個人的には僕は国葬でなくていい。これ以上死者を揶揄する言葉を聞きたくないからだ。税金を使うなと言うなら皆で香典を持ち寄ればいい。5000円を1000万人が持って行けば500億円なのでお葬式の費用は賄える。5000円がない人は1000円でも500円でもいい。来たくない人は来なければいい。だが世界中から元首クラスが弔問に訪れるのに国葬にしないわけにはいかないだろう。
8年8カ月の間、日本の首相を務めた人が選挙期間中の街頭演説で凶弾に倒れ亡くなった。岸田首相が国葬にすることに決めた。それでいいと思う。一部野党やメディアが反対し、学者や弁護士がいろいろ言うが、議論する気にもならない僕を含め多くの人は安倍晋三さんと静かにお別れをしたいと思っているだけなのだ

(※太字下線は当方が施した)

 「記者はニュースを第3者の立場で冷静に見るべきだ」と書くなら、最後までその姿勢を通してほしいところです。国葬について、「一部野党やメディアが反対し、学者や弁護士がいろいろ言うが、議論する気にもならない」では、話になりません。それは、「優位な立場」にあるがゆえのおごりでしょう。「議論する気もしない」というのは「お答えを差し控える」というのと変わりません。それは、何かを言わなければ現状を変えることができない側にはありえないコメントです。
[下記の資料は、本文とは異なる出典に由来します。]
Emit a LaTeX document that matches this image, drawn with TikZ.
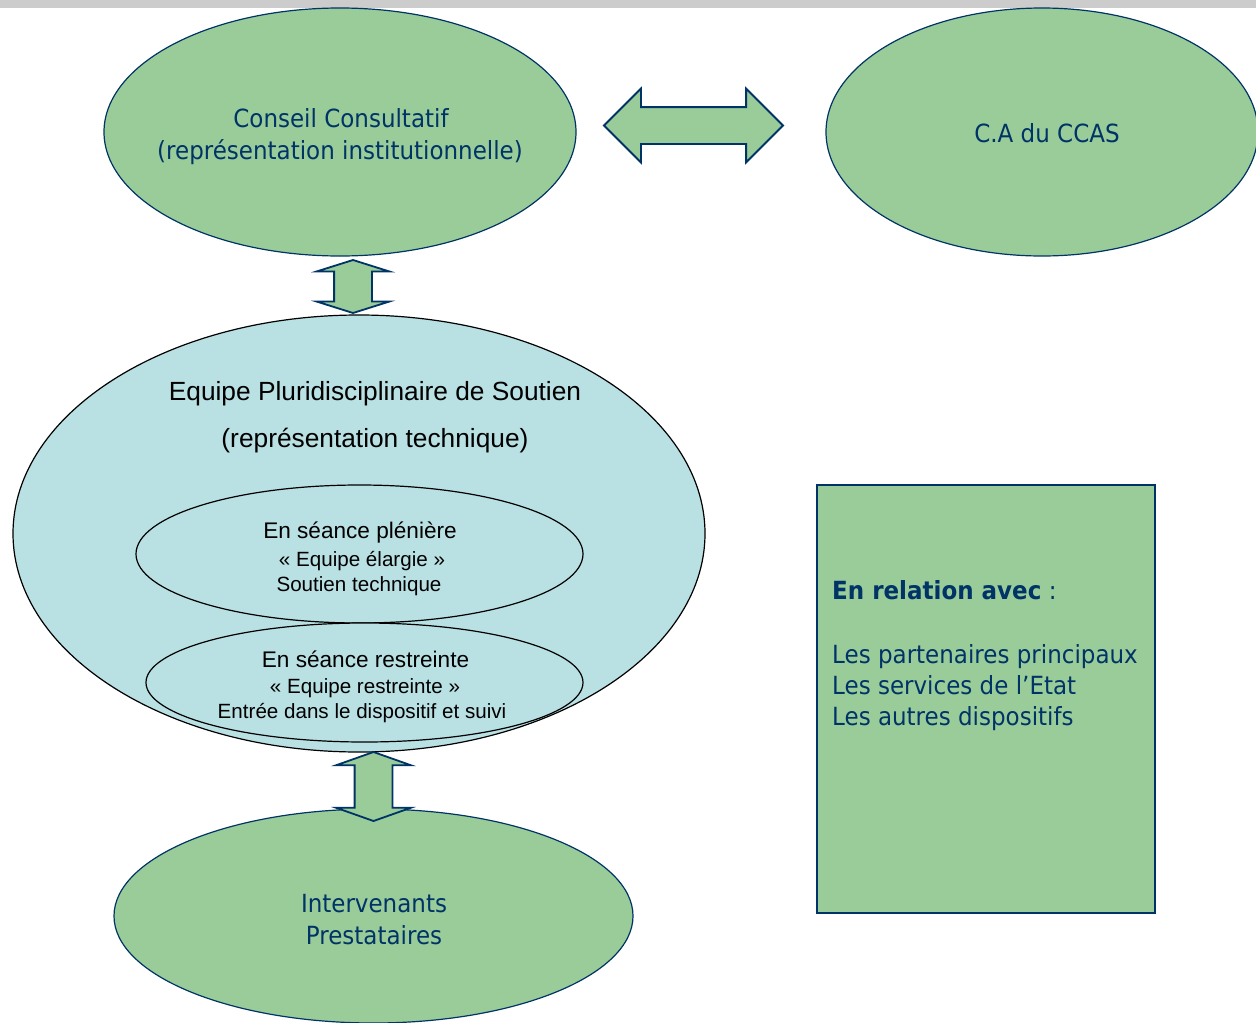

 そして、最後の「決め台詞」、「僕を含め多くの人は安倍晋三さんと静かにお別れをしたいと思っているだけなのだ」(だから?国葬の議論はやめましょう)と。これは逃げです。そもそも安倍氏の死は市井の人の死と同じではないから、公葬をするとかいう話になっているわけで、「静かにお別れ」をするのがよいのだったら、7月11日の葬儀で、「けじめ」の「お別れ」をして、話はもう完結しています。わざわざもう一度仰々しく葬儀=国葬をやって騒がなくてもよいと言うべきです。したがって、国葬の議論をやめましょうという結論ではなく、むしろ国葬自体をやめましょうと言う方が説得的です。
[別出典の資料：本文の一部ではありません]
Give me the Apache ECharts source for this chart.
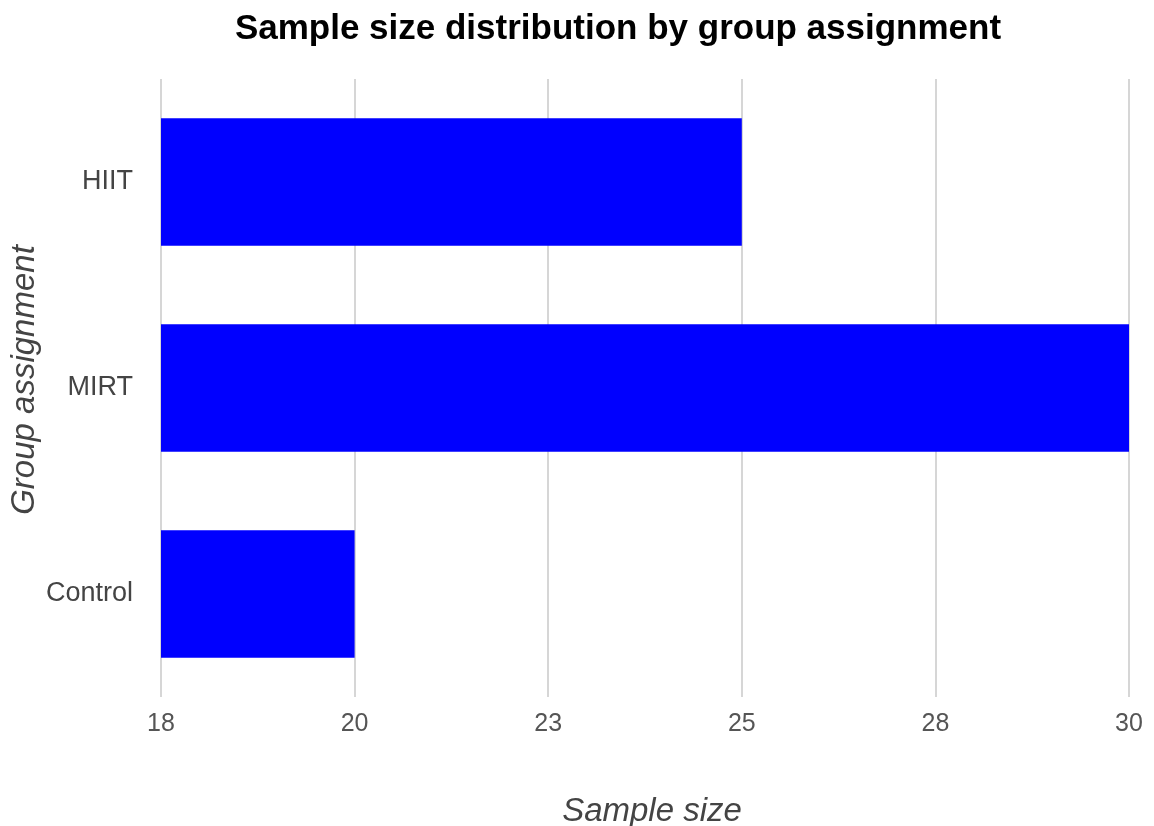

 もうひとつ。平井氏の「安倍さんの死を揶揄する」というとらえ方も的外れです。というより、(安倍氏に対してではなく)国葬に対する批判の声を意図的に混同させ、「死者に対する冒涜」を印象づけようとしているように見えます。

 いずれにしろ、首相が国葬をすると決めたんだから、それでいいじゃないか……と言ってしまう「ジャーナリスト」とは何なのか、と問わずにおれません。